- _DIRECTIONS FOR THIS TASK_
Look through the entries below and extract exactly the lines from the one containing "Recreate this image" through the one containing "y_ticks = [0, 100, 200, 300, 400, 500, 600, 700]", ends included.

-- Start of DATASET --

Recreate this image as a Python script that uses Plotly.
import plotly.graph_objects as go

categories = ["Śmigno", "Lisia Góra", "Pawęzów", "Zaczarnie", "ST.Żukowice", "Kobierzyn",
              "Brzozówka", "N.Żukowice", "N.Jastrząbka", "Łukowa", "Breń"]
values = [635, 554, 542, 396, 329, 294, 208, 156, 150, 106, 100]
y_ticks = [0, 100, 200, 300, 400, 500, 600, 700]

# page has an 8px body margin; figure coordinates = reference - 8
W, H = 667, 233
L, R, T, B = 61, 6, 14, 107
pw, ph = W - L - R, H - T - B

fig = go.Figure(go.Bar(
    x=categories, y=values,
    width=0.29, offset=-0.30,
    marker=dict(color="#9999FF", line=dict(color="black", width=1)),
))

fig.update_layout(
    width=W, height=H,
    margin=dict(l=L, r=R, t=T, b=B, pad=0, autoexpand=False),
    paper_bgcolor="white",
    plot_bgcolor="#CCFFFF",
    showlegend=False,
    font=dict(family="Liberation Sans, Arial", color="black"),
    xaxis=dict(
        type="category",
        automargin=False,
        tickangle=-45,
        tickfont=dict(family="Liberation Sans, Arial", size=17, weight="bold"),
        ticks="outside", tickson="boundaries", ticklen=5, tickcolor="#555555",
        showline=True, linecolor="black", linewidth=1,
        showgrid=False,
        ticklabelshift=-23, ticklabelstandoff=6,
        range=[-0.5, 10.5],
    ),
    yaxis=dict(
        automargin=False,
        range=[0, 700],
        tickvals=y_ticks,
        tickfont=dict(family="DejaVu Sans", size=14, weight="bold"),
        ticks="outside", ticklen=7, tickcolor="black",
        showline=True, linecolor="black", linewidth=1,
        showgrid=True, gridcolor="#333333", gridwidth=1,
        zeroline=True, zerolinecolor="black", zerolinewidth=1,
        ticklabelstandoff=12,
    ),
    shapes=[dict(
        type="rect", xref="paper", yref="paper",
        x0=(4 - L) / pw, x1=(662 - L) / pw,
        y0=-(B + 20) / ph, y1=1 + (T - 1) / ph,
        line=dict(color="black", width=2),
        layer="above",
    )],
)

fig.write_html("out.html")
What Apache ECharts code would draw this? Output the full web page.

-- End of DATASET --
-- Start of DATASET --

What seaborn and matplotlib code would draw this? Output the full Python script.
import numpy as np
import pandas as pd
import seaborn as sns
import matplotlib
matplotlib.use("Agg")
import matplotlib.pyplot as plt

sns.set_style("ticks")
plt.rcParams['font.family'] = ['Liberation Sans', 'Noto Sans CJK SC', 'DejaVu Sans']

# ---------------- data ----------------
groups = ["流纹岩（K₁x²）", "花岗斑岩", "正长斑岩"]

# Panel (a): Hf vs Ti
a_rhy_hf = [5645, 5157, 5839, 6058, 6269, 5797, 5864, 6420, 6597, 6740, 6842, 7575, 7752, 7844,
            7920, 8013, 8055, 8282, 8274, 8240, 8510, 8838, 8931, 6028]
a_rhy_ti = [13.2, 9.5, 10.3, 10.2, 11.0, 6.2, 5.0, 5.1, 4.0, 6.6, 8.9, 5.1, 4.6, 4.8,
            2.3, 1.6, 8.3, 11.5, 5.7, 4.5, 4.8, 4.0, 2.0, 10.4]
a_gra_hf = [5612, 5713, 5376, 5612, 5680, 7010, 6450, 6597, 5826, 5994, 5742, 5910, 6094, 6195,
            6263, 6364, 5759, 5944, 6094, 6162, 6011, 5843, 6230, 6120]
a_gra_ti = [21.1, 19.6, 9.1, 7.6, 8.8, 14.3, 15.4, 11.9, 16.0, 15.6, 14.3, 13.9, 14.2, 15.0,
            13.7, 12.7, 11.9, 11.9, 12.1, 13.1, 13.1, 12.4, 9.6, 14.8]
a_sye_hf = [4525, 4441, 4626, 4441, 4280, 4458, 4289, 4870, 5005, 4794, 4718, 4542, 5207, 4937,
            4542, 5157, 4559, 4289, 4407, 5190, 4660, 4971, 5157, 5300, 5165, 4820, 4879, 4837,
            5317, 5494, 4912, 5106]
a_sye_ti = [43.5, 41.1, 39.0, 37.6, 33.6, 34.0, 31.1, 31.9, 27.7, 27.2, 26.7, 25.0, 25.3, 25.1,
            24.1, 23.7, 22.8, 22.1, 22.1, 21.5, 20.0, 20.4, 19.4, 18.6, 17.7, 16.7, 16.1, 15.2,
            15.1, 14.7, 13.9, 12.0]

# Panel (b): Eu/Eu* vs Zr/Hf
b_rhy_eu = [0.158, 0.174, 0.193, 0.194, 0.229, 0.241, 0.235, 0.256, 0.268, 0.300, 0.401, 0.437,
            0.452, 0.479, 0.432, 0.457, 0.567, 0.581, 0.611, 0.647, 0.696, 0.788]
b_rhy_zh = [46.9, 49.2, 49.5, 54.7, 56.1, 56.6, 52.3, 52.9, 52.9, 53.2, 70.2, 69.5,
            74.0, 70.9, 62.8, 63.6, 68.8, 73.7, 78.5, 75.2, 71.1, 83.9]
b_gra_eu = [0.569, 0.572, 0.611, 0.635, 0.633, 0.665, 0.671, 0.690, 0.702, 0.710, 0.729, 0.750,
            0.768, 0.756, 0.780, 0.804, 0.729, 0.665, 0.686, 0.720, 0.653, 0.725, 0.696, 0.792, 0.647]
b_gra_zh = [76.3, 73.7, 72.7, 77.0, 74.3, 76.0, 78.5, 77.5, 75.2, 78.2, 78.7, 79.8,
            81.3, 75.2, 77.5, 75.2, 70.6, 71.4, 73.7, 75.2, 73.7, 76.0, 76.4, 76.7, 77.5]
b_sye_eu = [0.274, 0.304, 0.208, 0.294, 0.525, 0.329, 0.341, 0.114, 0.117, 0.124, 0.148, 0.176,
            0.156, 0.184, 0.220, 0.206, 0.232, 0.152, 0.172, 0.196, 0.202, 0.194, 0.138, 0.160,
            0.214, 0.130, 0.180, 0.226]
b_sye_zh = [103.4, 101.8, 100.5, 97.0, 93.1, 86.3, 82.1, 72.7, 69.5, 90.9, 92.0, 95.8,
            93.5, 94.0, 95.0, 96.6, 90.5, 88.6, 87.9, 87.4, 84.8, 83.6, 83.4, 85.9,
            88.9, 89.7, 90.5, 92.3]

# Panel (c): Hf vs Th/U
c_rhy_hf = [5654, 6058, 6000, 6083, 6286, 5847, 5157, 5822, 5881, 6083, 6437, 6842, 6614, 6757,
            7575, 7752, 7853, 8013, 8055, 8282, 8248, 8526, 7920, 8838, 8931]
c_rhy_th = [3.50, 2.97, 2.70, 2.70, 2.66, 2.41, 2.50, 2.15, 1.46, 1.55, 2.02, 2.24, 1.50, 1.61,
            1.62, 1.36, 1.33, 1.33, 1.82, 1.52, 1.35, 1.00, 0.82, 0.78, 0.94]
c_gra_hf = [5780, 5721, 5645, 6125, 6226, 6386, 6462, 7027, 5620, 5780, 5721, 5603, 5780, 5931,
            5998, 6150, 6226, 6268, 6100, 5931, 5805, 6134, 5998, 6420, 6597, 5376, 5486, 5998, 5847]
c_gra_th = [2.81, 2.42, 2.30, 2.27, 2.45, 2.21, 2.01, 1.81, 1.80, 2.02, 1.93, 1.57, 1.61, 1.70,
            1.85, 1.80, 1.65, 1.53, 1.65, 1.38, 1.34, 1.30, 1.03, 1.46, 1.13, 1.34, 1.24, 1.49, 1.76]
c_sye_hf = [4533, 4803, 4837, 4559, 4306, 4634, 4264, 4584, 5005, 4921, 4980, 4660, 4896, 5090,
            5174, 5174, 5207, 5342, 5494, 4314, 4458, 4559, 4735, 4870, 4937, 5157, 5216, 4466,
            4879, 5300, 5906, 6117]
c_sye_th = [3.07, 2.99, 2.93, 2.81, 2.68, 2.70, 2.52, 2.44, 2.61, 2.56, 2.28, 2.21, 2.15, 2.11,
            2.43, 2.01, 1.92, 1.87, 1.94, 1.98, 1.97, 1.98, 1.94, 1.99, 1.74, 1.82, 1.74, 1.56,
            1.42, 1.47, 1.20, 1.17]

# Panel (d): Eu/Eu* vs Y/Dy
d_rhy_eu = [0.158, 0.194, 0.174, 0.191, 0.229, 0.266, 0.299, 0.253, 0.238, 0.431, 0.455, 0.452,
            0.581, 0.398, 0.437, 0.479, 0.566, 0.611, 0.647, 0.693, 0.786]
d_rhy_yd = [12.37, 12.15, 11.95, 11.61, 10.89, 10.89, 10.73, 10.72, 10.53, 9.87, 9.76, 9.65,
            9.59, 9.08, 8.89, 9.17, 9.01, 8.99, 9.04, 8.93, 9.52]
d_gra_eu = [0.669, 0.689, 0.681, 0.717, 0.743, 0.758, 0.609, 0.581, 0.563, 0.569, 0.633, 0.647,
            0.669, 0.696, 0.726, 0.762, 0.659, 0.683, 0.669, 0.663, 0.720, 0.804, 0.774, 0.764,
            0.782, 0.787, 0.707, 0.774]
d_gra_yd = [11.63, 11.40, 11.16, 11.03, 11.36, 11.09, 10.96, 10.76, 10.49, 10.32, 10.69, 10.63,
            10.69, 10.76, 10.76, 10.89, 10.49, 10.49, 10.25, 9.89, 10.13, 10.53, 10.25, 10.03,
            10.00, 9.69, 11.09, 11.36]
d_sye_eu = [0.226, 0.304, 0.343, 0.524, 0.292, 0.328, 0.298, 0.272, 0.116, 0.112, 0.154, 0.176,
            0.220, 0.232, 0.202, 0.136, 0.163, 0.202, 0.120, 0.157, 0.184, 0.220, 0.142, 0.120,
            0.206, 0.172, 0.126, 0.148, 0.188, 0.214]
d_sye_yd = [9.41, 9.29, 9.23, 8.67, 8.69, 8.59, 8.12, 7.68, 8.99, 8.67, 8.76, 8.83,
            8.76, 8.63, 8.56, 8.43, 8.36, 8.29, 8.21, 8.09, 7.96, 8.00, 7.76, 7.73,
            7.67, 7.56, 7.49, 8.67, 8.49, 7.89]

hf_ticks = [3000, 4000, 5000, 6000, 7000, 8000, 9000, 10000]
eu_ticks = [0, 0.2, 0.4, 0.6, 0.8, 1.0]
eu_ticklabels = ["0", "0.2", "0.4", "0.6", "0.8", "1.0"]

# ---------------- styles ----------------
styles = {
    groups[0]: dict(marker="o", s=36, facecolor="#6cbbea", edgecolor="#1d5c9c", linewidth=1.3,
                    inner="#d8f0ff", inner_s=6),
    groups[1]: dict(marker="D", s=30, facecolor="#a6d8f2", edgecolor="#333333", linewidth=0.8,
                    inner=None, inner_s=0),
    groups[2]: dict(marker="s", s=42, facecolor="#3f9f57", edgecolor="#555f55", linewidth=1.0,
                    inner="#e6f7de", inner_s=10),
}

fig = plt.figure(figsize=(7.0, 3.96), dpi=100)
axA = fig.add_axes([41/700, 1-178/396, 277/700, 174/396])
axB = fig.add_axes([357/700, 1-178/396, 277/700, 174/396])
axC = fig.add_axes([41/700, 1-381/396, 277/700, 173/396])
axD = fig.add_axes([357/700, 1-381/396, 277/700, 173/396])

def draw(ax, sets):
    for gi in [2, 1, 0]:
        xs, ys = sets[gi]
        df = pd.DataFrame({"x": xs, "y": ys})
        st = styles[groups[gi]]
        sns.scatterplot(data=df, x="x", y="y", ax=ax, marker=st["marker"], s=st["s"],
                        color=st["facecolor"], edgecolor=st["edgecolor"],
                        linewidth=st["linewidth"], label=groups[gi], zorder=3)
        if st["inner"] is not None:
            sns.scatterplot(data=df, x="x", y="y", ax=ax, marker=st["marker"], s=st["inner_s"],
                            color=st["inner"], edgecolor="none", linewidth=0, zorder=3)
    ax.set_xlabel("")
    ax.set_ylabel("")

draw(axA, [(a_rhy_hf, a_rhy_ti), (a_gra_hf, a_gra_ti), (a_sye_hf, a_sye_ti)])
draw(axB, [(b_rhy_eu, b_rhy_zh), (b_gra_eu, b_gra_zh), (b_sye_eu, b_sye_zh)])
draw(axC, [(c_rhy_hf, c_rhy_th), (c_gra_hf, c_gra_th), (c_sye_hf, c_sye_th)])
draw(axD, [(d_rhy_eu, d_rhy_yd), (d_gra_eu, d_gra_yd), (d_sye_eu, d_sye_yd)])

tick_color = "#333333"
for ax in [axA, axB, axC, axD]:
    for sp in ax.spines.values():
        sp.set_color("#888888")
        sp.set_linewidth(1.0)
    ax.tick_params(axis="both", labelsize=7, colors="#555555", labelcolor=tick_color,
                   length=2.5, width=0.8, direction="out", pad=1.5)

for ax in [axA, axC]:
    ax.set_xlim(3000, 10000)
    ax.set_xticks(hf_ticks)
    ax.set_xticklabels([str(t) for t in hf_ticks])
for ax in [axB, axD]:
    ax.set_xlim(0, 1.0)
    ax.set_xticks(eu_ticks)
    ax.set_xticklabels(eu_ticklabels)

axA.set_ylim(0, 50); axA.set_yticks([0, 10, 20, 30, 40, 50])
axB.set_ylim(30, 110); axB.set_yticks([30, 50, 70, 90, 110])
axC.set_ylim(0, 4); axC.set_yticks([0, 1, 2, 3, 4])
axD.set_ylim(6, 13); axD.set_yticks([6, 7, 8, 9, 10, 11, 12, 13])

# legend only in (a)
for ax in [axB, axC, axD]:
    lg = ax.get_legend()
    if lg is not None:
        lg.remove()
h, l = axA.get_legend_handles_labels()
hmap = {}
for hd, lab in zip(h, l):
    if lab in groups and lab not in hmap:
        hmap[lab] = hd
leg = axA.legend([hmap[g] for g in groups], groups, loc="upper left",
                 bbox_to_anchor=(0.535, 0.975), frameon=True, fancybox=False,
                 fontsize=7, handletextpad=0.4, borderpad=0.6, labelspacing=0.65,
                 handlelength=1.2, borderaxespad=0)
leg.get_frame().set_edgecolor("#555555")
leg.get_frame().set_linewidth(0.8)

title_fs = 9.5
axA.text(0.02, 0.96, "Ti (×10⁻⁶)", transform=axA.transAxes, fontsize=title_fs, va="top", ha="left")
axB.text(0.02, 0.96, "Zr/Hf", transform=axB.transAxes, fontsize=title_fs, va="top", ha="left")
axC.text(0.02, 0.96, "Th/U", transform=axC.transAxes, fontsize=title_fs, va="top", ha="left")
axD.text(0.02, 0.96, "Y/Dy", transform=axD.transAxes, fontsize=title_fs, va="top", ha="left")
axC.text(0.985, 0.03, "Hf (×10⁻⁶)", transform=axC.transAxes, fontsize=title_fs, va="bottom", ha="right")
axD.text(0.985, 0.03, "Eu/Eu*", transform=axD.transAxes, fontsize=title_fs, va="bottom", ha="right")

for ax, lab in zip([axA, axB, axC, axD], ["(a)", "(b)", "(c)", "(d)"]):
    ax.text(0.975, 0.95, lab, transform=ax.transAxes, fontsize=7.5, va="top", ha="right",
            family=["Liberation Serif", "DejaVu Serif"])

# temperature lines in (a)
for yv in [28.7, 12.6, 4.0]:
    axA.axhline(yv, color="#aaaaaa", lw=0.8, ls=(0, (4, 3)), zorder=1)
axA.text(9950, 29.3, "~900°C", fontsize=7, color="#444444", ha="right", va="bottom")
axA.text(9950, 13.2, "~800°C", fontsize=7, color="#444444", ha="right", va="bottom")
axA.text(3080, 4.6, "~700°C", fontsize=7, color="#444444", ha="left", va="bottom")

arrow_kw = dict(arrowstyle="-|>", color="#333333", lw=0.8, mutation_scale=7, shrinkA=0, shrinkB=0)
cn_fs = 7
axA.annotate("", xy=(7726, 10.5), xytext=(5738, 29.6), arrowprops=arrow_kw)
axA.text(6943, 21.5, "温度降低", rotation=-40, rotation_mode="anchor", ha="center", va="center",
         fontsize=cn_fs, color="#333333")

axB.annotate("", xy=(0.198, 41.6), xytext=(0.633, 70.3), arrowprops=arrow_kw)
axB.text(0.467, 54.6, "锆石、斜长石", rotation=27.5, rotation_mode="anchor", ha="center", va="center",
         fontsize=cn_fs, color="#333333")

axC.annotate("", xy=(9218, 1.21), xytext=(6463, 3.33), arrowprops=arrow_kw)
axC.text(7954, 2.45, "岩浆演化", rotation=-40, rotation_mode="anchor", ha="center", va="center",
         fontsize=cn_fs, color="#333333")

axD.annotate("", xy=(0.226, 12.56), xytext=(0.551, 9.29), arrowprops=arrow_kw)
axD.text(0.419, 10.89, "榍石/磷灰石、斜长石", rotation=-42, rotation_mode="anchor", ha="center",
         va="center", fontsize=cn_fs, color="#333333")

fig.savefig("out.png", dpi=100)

-- End of DATASET --

- _IN RESPONSE_
Recreate this image as a Python script that uses Plotly.
import plotly.graph_objects as go

categories = ["Śmigno", "Lisia Góra", "Pawęzów", "Zaczarnie", "ST.Żukowice", "Kobierzyn",
              "Brzozówka", "N.Żukowice", "N.Jastrząbka", "Łukowa", "Breń"]
values = [635, 554, 542, 396, 329, 294, 208, 156, 150, 106, 100]
y_ticks = [0, 100, 200, 300, 400, 500, 600, 700]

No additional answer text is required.